DJ_Bazzie_Wazzie · April 17, 2013, 2:05pm

It feels like an lot of overhead but in fact it isn’t. If you read everything in your memory, you have more overhead in your application. Now it’s an stream and lightweight process. The file movement is just moving the file inode number from 1 directory file to another which is an minimalistic task, there is no content that has to be re-written.

What do you mean?

McUsrII · April 17, 2013, 2:25pm

Hello.

I meant that iconv doesn’t seem to rely on any other libraries, than perhaps the standard C library.

And I wasn’t out after finding any better way really, as the second way, involves two shell scripts, and is by far more costly than doing it atomically. (Truth to be told, I haven’t bothered to find a utf16 encoded file to try that on yet). But it might be of interest, in some situation, where such a scheme fits with the rest.

DJ_Bazzie_Wazzie · April 17, 2013, 2:52pm

Find the source file again and you’ll see it uses the libiconv library

My source is: opensource.apple.com->10.8.2->libiconv-34->libiconv->src->iconv.c accoring to apple the source of the iconv command line util using ‘The GNU LIBICONV Library’

McUsrII · April 17, 2013, 3:09pm

Hello.

I actually meant that libiconv was a stand alone library. * Then I realized, that if the library may have been linked with other libraries, and if the library is linked into something dynamically, then it may request other dynamic libraries to be lined. I am not going to find that out, but to me, it seems like libiconv is a stand alone library, independent of other ibraries, residing on your machine.

I try to avoid using it directly as much as I can, and use CoreFoundation stuff instead, guessing that this framework uses libiconv and ICU internally, one way or the other.

I should have had prefixed iconv with libiconv earlier, but this is a suffix you are really supposed to neglect when you are dealing with libraries, since in order to use libiconv you’d link it with -liconv using gcc from the commandline. Sorry for confusing you, I didn’t really think of the ambiguity, since the program is also named iconv.
I’ll try to avoid my internal “jargon” for the future. But there isn’t really many programs that are named the same as a library, iconv was so to speak a most unfortunate example.

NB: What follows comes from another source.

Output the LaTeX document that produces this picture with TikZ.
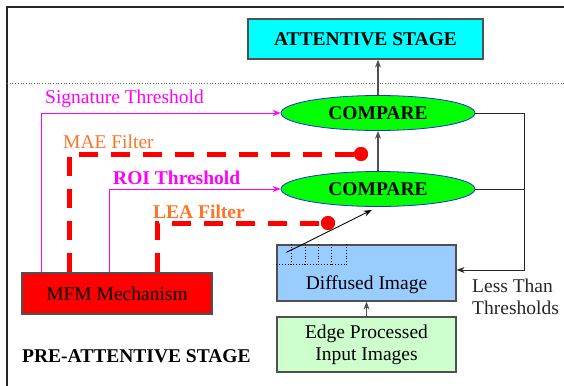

kerflooey · April 17, 2013, 5:25pm

You could also use Applescript to write the the html text out of Filemaker fields directly to disk using “as «class utf8»”, instead of using FM’s Export script step. Search this site for some examples.

DJ_Bazzie_Wazzie · April 17, 2013, 8:11pm

At least it is depended on the malloc lib

I understand what you where saying, I thought you meant an standalone lib, but it’s loaded by the kernel an used by many processes as by perl en php too. When an library is required by the system I no longer consider it as an standalone library, more like an system library.

McUsrII · April 18, 2013, 12:50pm

Hello.

libmalloc is almost in the C-library, if it isn’t part of the standard, then it is pretty close, since everybody uses it, stand alone code may use libmalloc! (Then you can use leaks, and set environment variables, in order to debug memory leaks and free’d null pointer issues. It is stone-age Dtrace.)

Everybody should use libmalloc, and on OS X, I think you get it for free, that it is incorporated in the standard c library, at least it works without me having to do anything for it.

By a standalone library, I meant that it didn’t need other resources, or that you need to use other resources in order to make the code it provides work.

If the library is used by the system, then it is a system library, I agree on that.